Speech Recognition vs. Language Processing by Geoffrey Pullum.
From the post:
I have stressed that we are still waiting for natural language processing (NLP). One thing that might lead you to believe otherwise is that some companies run systems that enable you to hold a conversation with a machine. But that doesn’t involve NLP, i.e. syntactic and semantic analysis of sentences. It involves automatic speech recognition (ASR), which is very different.
ASR systems deal with words and phrases rather as the song “Rawhide” recommends for cattle: “Don’t try to understand ’em; just rope and throw and brand ’em.”
Labeling noise bursts is the goal, not linguistically based understanding.
(…)
Prompting a bank customer with “Do you want to pay a bill or transfer funds between accounts?” considerably improves the chances of getting something with either “pay a bill” or “transfer funds” in it; and they sound very different.
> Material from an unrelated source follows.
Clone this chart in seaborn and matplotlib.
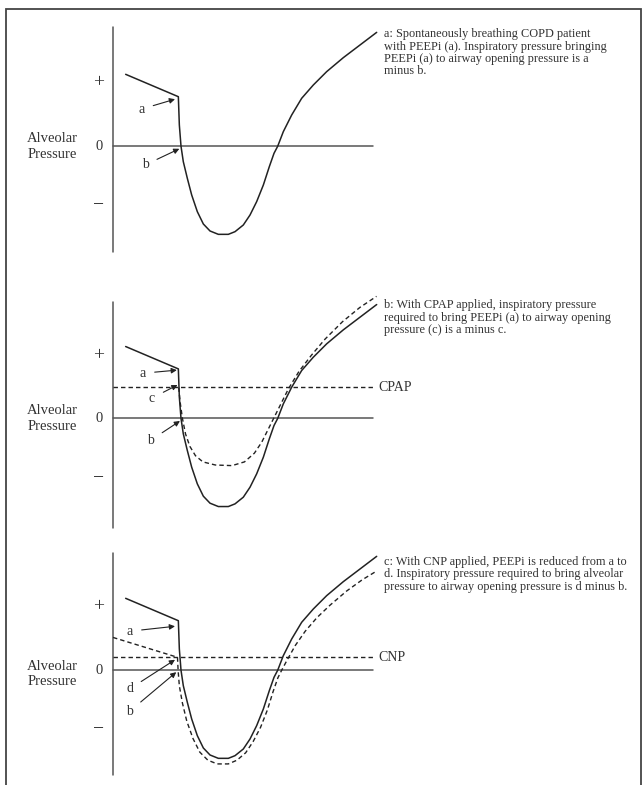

In the latter case, no use is made by the system of the verb + object structure of the two phrases. Only the fact that the customer appears to have uttered one of them rather than the other is significant. What’s relevant about pay is not that it means “pay” but that it doesn’t sound like tran-. As I said, this isn’t about language processing; it’s about noise-burst classification.
I can see why the NLP engineers dislike Pullum so intensely.
Characterizing “speech recognition” as “noise-burst classification,” while entirely accurate, is also offensive.
😉
“Speech recognition” fools a layperson into thinking NLP is more sophisticated than it is in fact.
The question for NLP engineers is: Why the pretense at sophistication?